- Interactive map of Tangean Kofun
- 35°28′57.7″N 132°59′41.6″E﻿ / ﻿35.482694°N 132.994889°E
- Type: Kofun
- Periods: Kofun period
- Location: Matsue, Shimane, Japan
- Region: San'in region

History
- Built: c.5th century

= Tangean Kofun =

The Tangean Kofun (丹花庵古墳) is a Kofun period burial mound, located in the Kososhicho neighborhood of the city of Matsue, Shimane in the San'in region of Japan. The tumulus was designated a National Historic Site of Japan in 1933.

==Overview==
The Tangean Kofun is a rectangular hōfun (方墳) tumulus dating from the middle of the Kofun period. Although the mound has been considerably degraded to the extent that the lid of the stone sarcophagus is exposed, it measures approximately 47 meters on each side and 3.5 meters in height, and is built in two stages.
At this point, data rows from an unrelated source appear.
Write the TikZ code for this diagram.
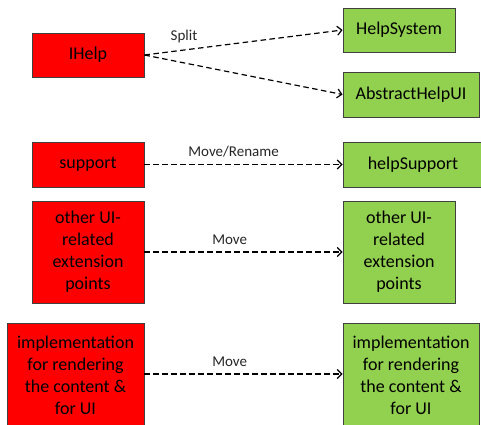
\documentclass[tikz,border=0pt]{standalone}
\usepackage{fontspec}
\setmainfont{Carlito}
\usetikzlibrary{arrows.meta}

\definecolor{oldred}{rgb}{1,0,0}
\definecolor{newgreen}{rgb}{0.57,0.82,0.31}
\definecolor{boxline}{rgb}{0.25,0.25,0.25}
\definecolor{labelgray}{rgb}{0.15,0.15,0.15}

\tikzset{
  plugbox/.style={draw=boxline, line width=0.9pt, align=center, inner sep=0pt,
    font=\fontsize{18}{22}\selectfont},
  oldbox/.style={plugbox, fill=oldred},
  newbox/.style={plugbox, fill=newgreen},
  move/.style={dashed, dash pattern=on 5.5pt off 3.5pt, line width=1.2pt,
    -{Straight Barb[length=4.5pt,width=9pt]}},
  movelabel/.style={text=labelgray, font=\fontsize{15}{17}\selectfont}
}

\begin{document}
\begin{tikzpicture}[x=1pt, y=-1pt]
    \useasboundingbox (0,0) rectangle (481,424);
    % old locations
    \node[oldbox, minimum width=112pt, minimum height=44pt] (ihelp) at (88,55) {IHelp};
    \node[oldbox, minimum width=112pt, minimum height=45pt] (support) at (88,164.5) {support};
    \node[oldbox, minimum width=112pt, minimum height=102pt] (otherold) at (88,252) {other UI-\\related\\extension\\points};
    \node[oldbox, minimum width=137pt, minimum height=104pt] (implold) at (75.5,375) {implementation\\for rendering\\the content \&\\for UI};
    % new locations
    \node[newbox, minimum width=112pt, minimum height=44pt] (helpsystem) at (399,30) {HelpSystem};
    \node[newbox, minimum width=136pt, minimum height=45pt] (abstractui) at (411,94.5) {AbstractHelpUI};
    \node[newbox, minimum width=140pt, minimum height=45pt] (helpsupport) at (413,164.5) {helpSupport};
    \node[newbox, minimum width=112pt, minimum height=102pt] (othernew) at (399,252) {other UI-\\related\\extension\\points};
    \node[newbox, minimum width=136pt, minimum height=104pt] (implnew) at (411,375) {implementation\\for rendering\\the content \&\\for UI};
    % moves
    \draw[move] (ihelp.east) -- node[movelabel, pos=0.2, above=3pt] {Split} (helpsystem.west);
    \draw[move] (ihelp.east) -- (abstractui.west);
    \draw[move] (support.east) -- node[movelabel, pos=0.45, above=3pt] {Move/Rename} (helpsupport.west);
    \draw[move] (otherold.east) -- node[movelabel, pos=0.43, above=3pt] {Move} (othernew.west);
    \draw[move] (implold.east |- 0,374) -- node[movelabel, pos=0.43, above=3pt] {Move} (implnew.west |- 0,374);
\end{tikzpicture}
\end{document}
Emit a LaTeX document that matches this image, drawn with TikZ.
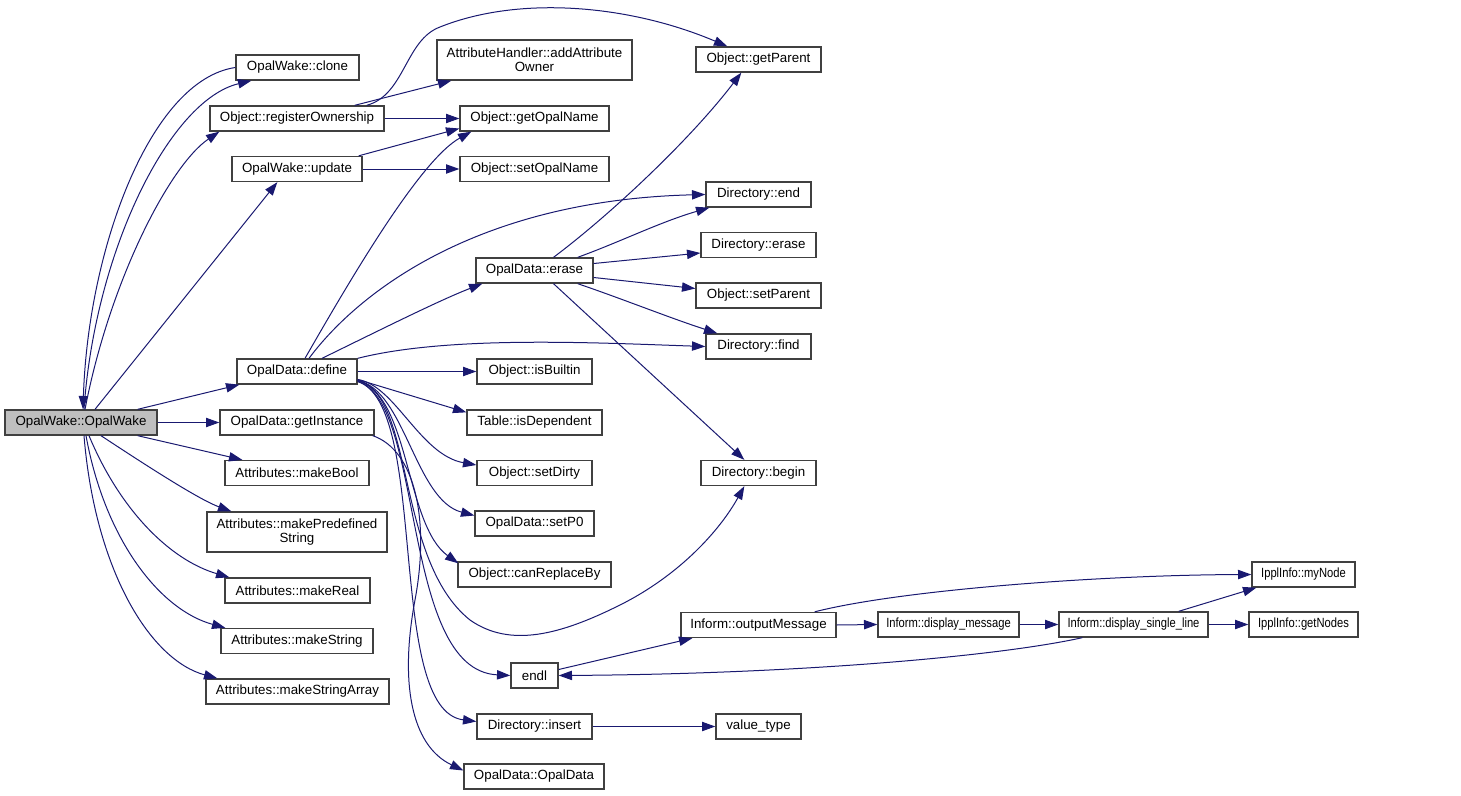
\documentclass[tikz,border=0pt]{standalone}
\usepackage{fontspec}
\setmainfont{Liberation Sans}
\usetikzlibrary{arrows.meta,calc}

\definecolor{edgeblue}{HTML}{191970}
\definecolor{boxgray}{HTML}{BFBFBF}

\tikzset{
  fn/.style={draw=black!75, fill=white, line width=1pt, inner sep=0pt,
    minimum height=25*0.75pt, font=\fontsize{10}{10.5}\selectfont, align=center},
  fntwo/.style={fn, minimum height=40*0.75pt},
  w/.style={minimum width=#1*0.75pt},
  call/.style={draw=edgeblue, line width=0.75pt,
    -{Triangle[length=10pt,width=7pt]}},
}
\newcommand{\narrow}[1]{\scalebox{0.84}[1]{#1}}

\begin{document}
\begin{tikzpicture}[x=0.75pt,y=-0.75pt]
   \useasboundingbox (0,0) rectangle (1461,796);
   \def\Xa{81}
   \def\Xb{297}
   \def\Xc{534.5}
   \def\Xd{758.5}

   % root
   \node[fn, w=152, fill=boxgray] (ow) at (\Xa,422.5) {OpalWake::OpalWake};
   % first level
   \node[fn, w=123] (clone) at (297.5,67.5) {OpalWake::clone};
   \node[fn, w=174] (ro) at (\Xb,118.5) {Object::registerOwnership};
   \node[fn, w=130] (up) at (\Xb,169) {OpalWake::update};
   \node[fn, w=120] (de) at (\Xb,371.5) {OpalData::define};
   \node[fn, w=154] (gi) at (\Xb,422.5) {OpalData::getInstance};
   \node[fn, w=144] (mb) at (\Xb,473) {Attributes::makeBool};
   \node[fntwo, w=180] (mps) at (\Xb,532) {Attributes::makePredefined\\String};
   \node[fn, w=145] (mr) at (297.5,590.5) {Attributes::makeReal};
   \node[fn, w=152] (ms) at (\Xb,641) {Attributes::makeString};
   \node[fn, w=183] (msa) at (297.5,691.5) {Attributes::makeStringArray};
   % second level
   \node[fntwo, w=195] (aao) at (\Xc,60) {AttributeHandler::addAttribute\\Owner};
   \node[fn, w=149] (gon) at (\Xc,118.5) {Object::getOpalName};
   \node[fn, w=149] (son) at (\Xc,169) {Object::setOpalName};
   \node[fn, w=117] (er) at (\Xc,270.5) {OpalData::erase};
   \node[fn, w=115] (ib) at (\Xc,371.5) {Object::isBuiltin};
   \node[fn, w=135] (tid) at (\Xc,422.5) {Table::isDependent};
   \node[fn, w=115] (sd) at (\Xc,473) {Object::setDirty};
   \node[fn, w=119] (sp0) at (\Xc,523.5) {OpalData::setP0};
   \node[fn, w=153] (crb) at (\Xc,574.5) {Object::canReplaceBy};
   \node[fn, w=47] (endl) at (\Xc,675.5) {endl};
   \node[fn, w=115] (ins) at (\Xc,726.5) {Directory::insert};
   \node[fn, w=140] (odc) at (534,776.5) {OpalData::OpalData};
   % third level
   \node[fn, w=125] (gp) at (\Xd,59.5) {Object::getParent};
   \node[fn, w=105] (dend) at (\Xd,194.5) {Directory::end};
   \node[fn, w=115] (derase) at (\Xd,245) {Directory::erase};
   \node[fn, w=125] (sp) at (\Xd,295.5) {Object::setParent};
   \node[fn, w=105] (dfind) at (\Xd,346.5) {Directory::find};
   \node[fn, w=115] (dbegin) at (\Xd,473) {Directory::begin};
   \node[fn, w=155] (om) at (\Xd,625) {Inform::outputMessage};
   \node[fn, w=85] (vt) at (\Xd,726.5) {value\_type};
   % right part
   \node[fn, w=141] (dm) at (948.5,624.5) {\narrow{Inform::display\_message}};
   \node[fn, w=149] (dsl) at (1133.5,624.5) {\narrow{Inform::display\_single\_line}};
   \node[fn, w=103] (mn) at (1303.5,574.5) {\narrow{IpplInfo::myNode}};
   \node[fn, w=109] (gn) at (1303.5,624.5) {\narrow{IpplInfo::getNodes}};

   % calls of OpalWake::OpalWake
   \draw[call] ($(ow.north)+(3,0)$) .. controls (95,250) and (170,100) .. ($(clone.south west)+(16,0)$);
   \draw[call] (clone.west) .. controls (150,80) and (88,250) .. ($(ow.north)+(2,0)$);
   \draw[call] ($(ow.north)+(4,0)$) .. controls (110,280) and (170,165) .. ($(ro.south west)+(10,0)$);
   \draw[call] ($(ow.north)+(14,0)$) -- ($(up.south west)+(46,0)$);
   \draw[call] ($(ow.north east)+(-20,0)$) -- ($(de.south west)+(3,0)$);
   \draw[call] (ow.east) -- (gi.west);
   \draw[call] ($(ow.south east)+(-20,0)$) -- ($(mb.north west)+(18,0)$);
   \draw[call] ($(ow.south)+(20,0)$) .. controls (150,468) and (200,500) .. ($(mps.north west)+(25,0)$);
   \draw[call] ($(ow.south)+(8,0)$) .. controls (120,510) and (170,560) .. ($(mr.north west)+(5,0)$);
   \draw[call] ($(ow.south)+(5,0)$) .. controls (105,540) and (160,610) .. ($(ms.north west)+(5,0)$);
   \draw[call] ($(ow.south)+(3,0)$) .. controls (95,570) and (150,660) .. ($(msa.north west)+(12,0)$);
   % calls of Object::registerOwnership and OpalWake::update
   \draw[call] ($(ro.north east)+(-30,0)$) -- ($(aao.south west)+(15,0)$);
   \draw[call] (ro.east) -- (gon.west);
   \draw[call] ($(ro.north east)+(-18,0)$) .. controls (405,95) and (405,40) .. (440,27)
      .. controls (520,-5) and (630,5) .. ($(gp.north west)+(32,0)$);
   \draw[call] ($(up.north east)+(-4,0)$) -- ($(gon.west)+(0,10)$);
   \draw[call] (up.east) -- (son.west);
   % calls of OpalData::define
   \draw[call] ($(de.north)+(8,0)$) .. controls (350,280) and (420,160) .. ($(gon.south west)+(12,0)$);
   \draw[call] ($(de.north)+(12,0)$) .. controls (360,290) and (480,200) .. (dend.west);
   \draw[call] ($(de.north)+(25,0)$) .. controls (380,330) and (440,300) .. ($(er.south west)+(7,0)$);
   \draw[call] (de.north east) .. controls (450,335) and (600,343) .. (dfind.west);
   \draw[call] (de.east) -- (ib.west);
   \draw[call] ($(de.east)+(0,8)$) -- ($(tid.north west)+(0,3)$);
   \draw[call] ($(de.east)+(0,8)$) .. controls (395,385) and (420,455) .. ($(sd.west)+(0,-8)$);
   \draw[call] ($(de.east)+(0,9)$) .. controls (405,390) and (415,500) .. ($(sp0.west)+(0,-8)$);
   \draw[call] ($(de.east)+(0,9)$) .. controls (410,395) and (405,525) .. ($(crb.north west)+(1,2)$);
   \draw[call] ($(de.east)+(0,9)$) .. controls (415,395) and (395,560) .. (470,620)
      .. controls (510,648) and (560,635) .. (620,605)
      .. controls (680,575) and (720,530) .. ($(dbegin.south west)+(44,0)$);
   \draw[call] ($(de.east)+(0,10)$) .. controls (425,400) and (400,670) .. (endl.west);
   \draw[call] ($(de.east)+(0,10)$) .. controls (430,405) and (385,710) .. ($(ins.west)+(0,-5)$);
   % calls of OpalData::getInstance
   \draw[call] ($(gi.south east)+(-2,0)$) .. controls (415,450) and (430,520) .. (415,600)
      .. controls (400,680) and (410,745) .. ($(odc.west)+(0,-6)$);
   % calls of OpalData::erase
   \draw[call] ($(er.north)+(19,0)$) .. controls (610,215) and (690,140) .. ($(gp.south west)+(46,0)$);
   \draw[call] ($(er.north east)+(-16,0)$) .. controls (620,242) and (660,222) .. ($(dend.south west)+(4,0)$);
   \draw[call] ($(er.east)+(0,-7)$) -- ($(derase.west)+(0,8)$);
   \draw[call] ($(er.east)+(0,7)$) -- ($(sp.west)+(0,-7)$);
   \draw[call] ($(er.south east)+(-16,0)$) .. controls (620,298) and (670,318) .. ($(dfind.north west)+(12,0)$);
   \draw[call] ($(er.south)+(19,0)$) -- ($(dbegin.north west)+(44,0)$);
   % calls of Inform and Directory::insert
   \draw[call] ($(om.north east)+(-22,0)$) .. controls (900,590) and (1100,575) .. (mn.west);
   \draw[call] (om.east) -- (dm.west);
   \draw[call] ($(endl.east)+(0,-6)$) -- ($(om.south west)+(12,0)$);
   \draw[call] (dm.east) -- (dsl.west);
   \draw[call] ($(dsl.north east)+(-30,0)$) -- ($(mn.south west)+(5,0)$);
   \draw[call] (dsl.east) -- (gn.west);
   \draw[call] ($(dsl.south west)+(24,0)$) .. controls (1000,656) and (800,674) .. (endl.east);
   \draw[call] (ins.east) -- (vt.west);
\end{tikzpicture}
\end{document}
Both haniwa and fukiishi. The 2.08 meter lid stone of the sarcophagus is a slightly curved and has geometric patterns carved into it. Since it has been exposed for perhaps centuries, no grave goods remain, but fragments of a short armor and an iron sword have been unearthed. The tumulus is on private property with limited public access, and an explanatory placard once at the site was removed in 2018. The tumulus is approximately one kilometer to the east of from Asahigaoka Station (Shimane) on the Ichibata Electric Railway.